Safe toilets are a start, but we need to get to the root cause
Yes, safe toilets will help protect women and girls. They provide privacy and dignity. However, this alone won’t stop violence against women, nor increase their mobility and agency. Women and girls are subjected to these human rights violations on a daily basis due to societal norms, which deprive them of their voice and influence, keep them from owning and controlling resources or participating in decision-making, and devalue their experiences of violence and other outcomes of gender-based discrimination.
We can make safe toilets a reality for millions — well-lit, with latches and within easy reach. The same holds true for water points like boreholes, which may be dug in isolated areas, thereby increasing the risk of violence. However, if we are to remove barriers to the long-term realisation of women’s rights to dignity, safety and equality, then we must all work together on the root cause, regardless of what sector we focus on, to tackle the pervasive and deeply embedded social norms which devalue women and deny them a voice. The denial of women’s empowerment and equality allows partners, families, communities and authorities to turn a blind eye to violence, and deny women and girls their basic human rights, including access to a safe toilet.
All development interventions need to include an ongoing dialogue with communities to challenge gender divisions of labour, power and control, lack of women’s bodily autonomy, as well as traditionally-defined norms. Awareness-raising campaigns and open discussions with men and boys, and community and religious leaders are key to transforming perceptions of gender roles. Crucially, in order to bolster women and girls’ agency they must have the space to articulate their rights, priorities and perspective, challenge stereotypes and participate in decision-making.

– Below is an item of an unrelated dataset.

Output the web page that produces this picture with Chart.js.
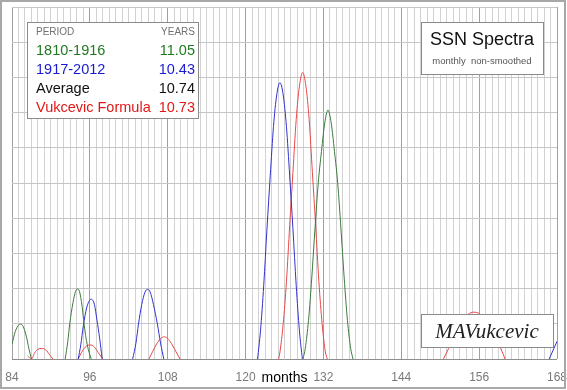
<!DOCTYPE html>
<html>
<head>
<meta charset="utf-8">
<script src="https://cdn.jsdelivr.net/npm/chart.js@4"></script>
<style>
  body { margin: 0; background: #fff; overflow: hidden; }
  canvas { display: block; }
</style>
</head>
<body>
<canvas id="ssnChart" width="567" height="390"></canvas>
<script>
// months / spectral amplitude (null = gap between lobes)
const greenMonths = [84, 84.5, 85, 85.3, 85.7, 86.2, 86.6, 87.0, null,
  92.2, 92.6, 92.9, 93.4, 93.8, 94.1, 94.4, 94.8, 95.1, 95.6, 96.2, null,
  128.85, 129.2, 129.7, 130.2, 130.7, 131.2, 131.7, 132.2, 132.7, 133.2, 133.7, 134.2, 134.7, 135.2, 135.7, 136.2, 136.55];
const greenValues = [4.2, 7.8, 9.6, 9.9, 9.3, 6.5, 3, 0, null,
  0, 5, 10, 16, 19.2, 19.9, 19.2, 15, 10, 4, 0, null,
  0, 3, 11, 23, 37, 50, 59, 67, 70.7, 67, 59, 50, 37, 23, 11, 3, 0];

const blueMonths = [94.2, 94.6, 95.0, 95.5, 96.2, 96.7, 97.1, 97.5, 97.9, null,
  102.6, 103.1, 103.5, 104.0, 104.5, 104.9, 105.3, 105.8, 106.4, 106.9, 107.4, null,
  121.85, 122.3, 122.8, 123.3, 123.8, 124.3, 124.8, 125.3, 125.8, 126.3, 126.8, 127.3, 127.8, 128.3, 128.75, null,
  166.8, 167.4, 168];
const blueValues = [0, 4, 9.5, 14.5, 17.0, 15.5, 11, 6, 0, null,
  0, 4.5, 10, 15.5, 19, 19.8, 19, 15.5, 10, 4.5, 0, null,
  0, 8, 21, 37, 52, 66, 75, 78.5, 75, 66, 52, 37, 21, 8, 0, null,
  0, 2.5, 5];

const redMonths = [86.4, 87.0, 87.5, 88.0, 88.6, 89.2, 89.8, 90.3, null,
  94.2, 94.7, 95.3, 96.0, 96.7, 97.3, 98.0, null,
  105.1, 105.7, 106.3, 106.9, 107.5, 108.1, 108.7, 109.3, 109.9, null,
  125.1, 125.3, 125.8, 126.3, 126.8, 127.3, 127.8, 128.3, 128.8, 129.3, 129.8, 130.3, 130.8, 131.3, 131.8, 132.3, 132.6, null,
  150.5, 151.3, 152.3, 153.3, 154.3, 155.2, 156.1, 157.1, 158.1, 159.1, 160.0];
const redValues = [0.9, 0, 1.8, 2.8, 3.0, 2.6, 1.2, 0, null,
  0, 1.8, 3.4, 4.0, 3.4, 1.8, 0, null,
  0, 2.2, 4.3, 5.8, 6.3, 5.6, 4.0, 2.0, 0, null,
  0, 2, 10, 22, 38, 53, 68, 77.5, 81.4, 77.5, 68, 53, 38, 22, 10, 2, 0, null,
  0, 3, 7, 10.5, 12.7, 13.3, 12.8, 10.8, 7.5, 4, 0];

const xTickLabels = [84, 96, 108, 120, 132, 144, 156, 168];
const xTitleAt = 126;
const xTitle = 'months';

const periods = ['1810-1916', '1917-2012', 'Average', 'Vukcevic Formula'];
const years = ['11.05', '10.43', '10.74', '10.73'];
const rowColors = ['#1f7a1f', '#1a1ad0', '#111111', '#e01818'];

function toPoints(months, values) {
  return months.map((m, i) => ({ x: m, y: values[i] }));
}

const boxes = {
  id: 'boxes',
  afterDraw(chart) {
    const c = chart.ctx;
    c.save();
    // outer frame
    c.strokeStyle = '#a8a8a8';
    c.lineWidth = 2;
    c.strokeRect(1, 1, 564, 387);

    c.lineWidth = 1;
    c.strokeStyle = '#8a8a8a';
    c.fillStyle = '#fff';
    // period table
    c.fillRect(27.5, 22.5, 171, 96);
    c.strokeRect(27.5, 22.5, 171, 96);
    c.textBaseline = 'middle';
    c.font = '10px "Liberation Sans", Arial, sans-serif';
    c.fillStyle = '#707070';
    c.textAlign = 'left';
    c.fillText('PERIOD', 36, 32.5);
    c.textAlign = 'right';
    c.fillText('YEARS', 195, 32.5);
    c.font = '14.5px "Liberation Sans", Arial, sans-serif';
    periods.forEach((p, i) => {
      const y = 50.5 + i * 19.3;
      c.fillStyle = rowColors[i];
      c.textAlign = 'left';
      c.fillText(p, 36, y);
      c.textAlign = 'right';
      c.fillText(years[i], 195, y);
    });

    // title box
    c.fillStyle = '#fff';
    c.fillRect(421.5, 22.5, 122, 52);
    c.strokeRect(421.5, 22.5, 122, 52);
    c.textAlign = 'center';
    c.fillStyle = '#111';
    c.font = '18px "Liberation Sans", Arial, sans-serif';
    c.fillText('SSN Spectra', 482, 40.5);
    c.fillStyle = '#555';
    c.font = '9.5px "Liberation Sans", Arial, sans-serif';
    c.fillText('monthly  non-smoothed', 482, 61);

    // signature box
    c.fillStyle = '#fff';
    c.fillRect(421.5, 314.5, 132, 33);
    c.strokeRect(421.5, 314.5, 132, 33);
    c.fillStyle = '#222';
    c.font = 'italic 21px "Liberation Serif", "DejaVu Serif", serif';
    c.fillText('MAVukcevic', 487, 332);
    c.restore();
  }
};

const line = (months, values, color) => ({
  data: toPoints(months, values),
  borderColor: color,
  borderWidth: 1,
  pointRadius: 0,
  fill: false,
  spanGaps: false,
  cubicInterpolationMode: 'monotone'
});

new Chart(document.getElementById('ssnChart'), {
  type: 'line',
  data: {
    datasets: [
      line(greenMonths, greenValues, '#3c7a3c'),
      line(blueMonths, blueValues, '#3232cc'),
      line(redMonths, redValues, '#e84848')
    ]
  },
  options: {
    responsive: false,
    animation: false,
    layout: { padding: { left: 12, right: 10, top: 7, bottom: 0 } },
    plugins: { legend: { display: false }, tooltip: { enabled: false } },
    scales: {
      x: {
        type: 'linear',
        min: 84,
        max: 168,
        border: { display: false },
        afterFit(scale) {
          scale.height = 31;
          scale.paddingLeft = 0;
          scale.paddingRight = 0;
        },
        grid: {
          drawTicks: false,
          color: ctx => ctx.tick && ctx.tick.value % 12 === 0 ? '#a0a0a0' : '#d2d2d2'
        },
        ticks: {
          stepSize: 1,
          autoSkip: false,
          maxRotation: 0,
          padding: 11,
          color: ctx => ctx.tick && ctx.tick.value === xTitleAt ? '#000' : '#7a7a7a',
          font: ctx => ({
            family: '"Liberation Sans", Arial, sans-serif',
            size: ctx.tick && ctx.tick.value === xTitleAt ? 14 : 12
          }),
          callback: v => v === xTitleAt ? xTitle : (xTickLabels.includes(v) ? String(v) : '')
        }
      },
      y: {
        min: 0,
        max: 100,
        border: { display: false },
        afterFit(scale) { scale.width = 0; },
        grid: {
          drawTicks: false,
          color: ctx => ctx.tick && ctx.tick.value === 0 ? '#8c8c8c' : '#c6c6c6'
        },
        ticks: { stepSize: 10, display: false }
      }
    }
  },
  plugins: [boxes]
});
</script>
</body>
</html>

It is an outrage that women and girls are still facing this situation in 2017. Governments have promised to provide safe water, sanitation and hygiene for all by 2030 – this is already decades late, however encouraging steps are being taken in the right direction. Governments must act urgently to fulfil their commitments and support projects and programmes which involve women in project design, and communities in awareness raising. By working together, we can bring about lasting positive change for women and girls – there is no time to wait.
Views expressed here are those of the authors and do not necessarily reflect that of any organisation.